CZ
PRESS RELEASE
BANKROT
opening: 24. 1. 2007 v 18:00 hodin
exhibition days: 25.1. - 18. 2. 2007
The exhibition 'Bankrot' (which translates as 'Bankruptcy') showcases the work of Ivan Civic and Herma Auguste Wittstock. It also constitutes the climax of these artists' FUTURA-sponsored Karlin Studios residency in November last year-the first year of the residencies assigned for German artists which FUTURA plans to run on an annual basis under the name resiDEnce.
Young performer Ivan Civic (who was born in 1977 and who lives and works in Berlin) is a graduate of the studios of Marina Abramovic at Braunschweig School of Art. He has participated in a number of exhibitions in a series of prestigious institutions (including P.S.1 in New York, the Irish Museum for Modern Art in Dublin, the Van Gogh Museum in Amsterdam, and the Venice Biennale). In a non-stop three-hour performance entitled 'Want it, get it, fake it!', he becomes the hero of a never-ending computer game-entering into an exhausting battle with himself in which the physical and psychological obstructions he overcomes represent the linearity and verticality of the career of an individual in the contemporary art world.
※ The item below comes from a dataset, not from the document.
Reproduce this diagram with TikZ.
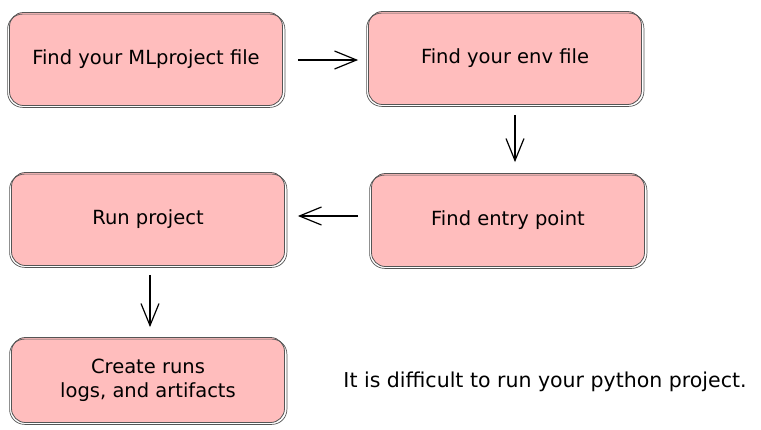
\documentclass[tikz,border=0pt]{standalone}
\usepackage{fontspec}
\setmainfont{DejaVu Sans}
\usetikzlibrary{arrows.meta}
\definecolor{boxpink}{HTML}{FFBDBD}
\definecolor{edgegray}{HTML}{555555}
\tikzset{
  box/.style={fill=boxpink, draw=edgegray, line width=0.8pt, rounded corners=14pt,
    minimum width=273pt, minimum height=93pt, align=center,
    font=\fontsize{19.5}{24}\selectfont, text=black},
  sketch/.style={draw=edgegray, line width=0.7pt, rounded corners=15pt},
  conn/.style={line width=1.2pt, -{Straight Barb[length=22pt,width=18pt,line width=1.2pt]}},
}
\begin{document}
\begin{tikzpicture}[x=1pt,y=-1pt]
\useasboundingbox (0,0) rectangle (761,429);
\fill[white] (0,0) rectangle (761,429);
\node[box] (b1) at (146,59) {Find your MLproject file};
\node[box] (b2) at (505,58) {Find your env file};
\node[box] (b3) at (508,220) {Find entry point};
\node[box] (b4) at (148,219) {Run project};
\node[box, minimum height=85pt] (b5) at (148,380) {Create runs\\logs, and artifacts};
\foreach \b in {b1,b2,b3,b4,b5}{
  \draw[sketch] ([shift={(-1.5,2)}]\b.north west) rectangle ([shift={(2,1.5)}]\b.south east);
}
\node[font=\fontsize{20.5}{24}\selectfont, anchor=center] (note) at (545,382) {It is difficult to run your python project.};
\draw[conn] ([xshift=15pt]b1.east |- 0,60) -- ([xshift=-10pt]b2.west |- 0,60);
\draw[conn] ([yshift=-10pt]b2.south -| 515,0) -- ([yshift=11pt]b3.north -| 515,0);
\draw[conn] ([xshift=-13pt]b3.west |- 0,216) -- ([xshift=13pt]b4.east |- 0,216);
\draw[conn] ([yshift=-9pt]b4.south -| 150,0) -- ([yshift=10pt]b5.north -| 150,0);
\end{tikzpicture}
\end{document}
Herma Auguste Wittstock (born in 1977 and living and working in Berlin) is also a graduate of the studios of Marina Abramovic at Braunschweig School of Art. In her performances she projects her emotional perceptions of a particular place and situation with intense corporeal relish, often exploiting extreme positions connected with the media of expression used by her teacher's generation. For her Karlin Studios work, she prepared two projects reacting to her own perceptions and experiences both of Prague and of this specific exhibition space. In her own literally embodied poetry she will present one live and one documented performance expressing her perception of Prague as a 'fairy tale', other-timely phenomenon which is yet a paralyzing expression of beauty.
The ResiDEnce project has been made possible thanks to the support of the Czech-German Fund for the Future and of the Goethe Institute in Prague.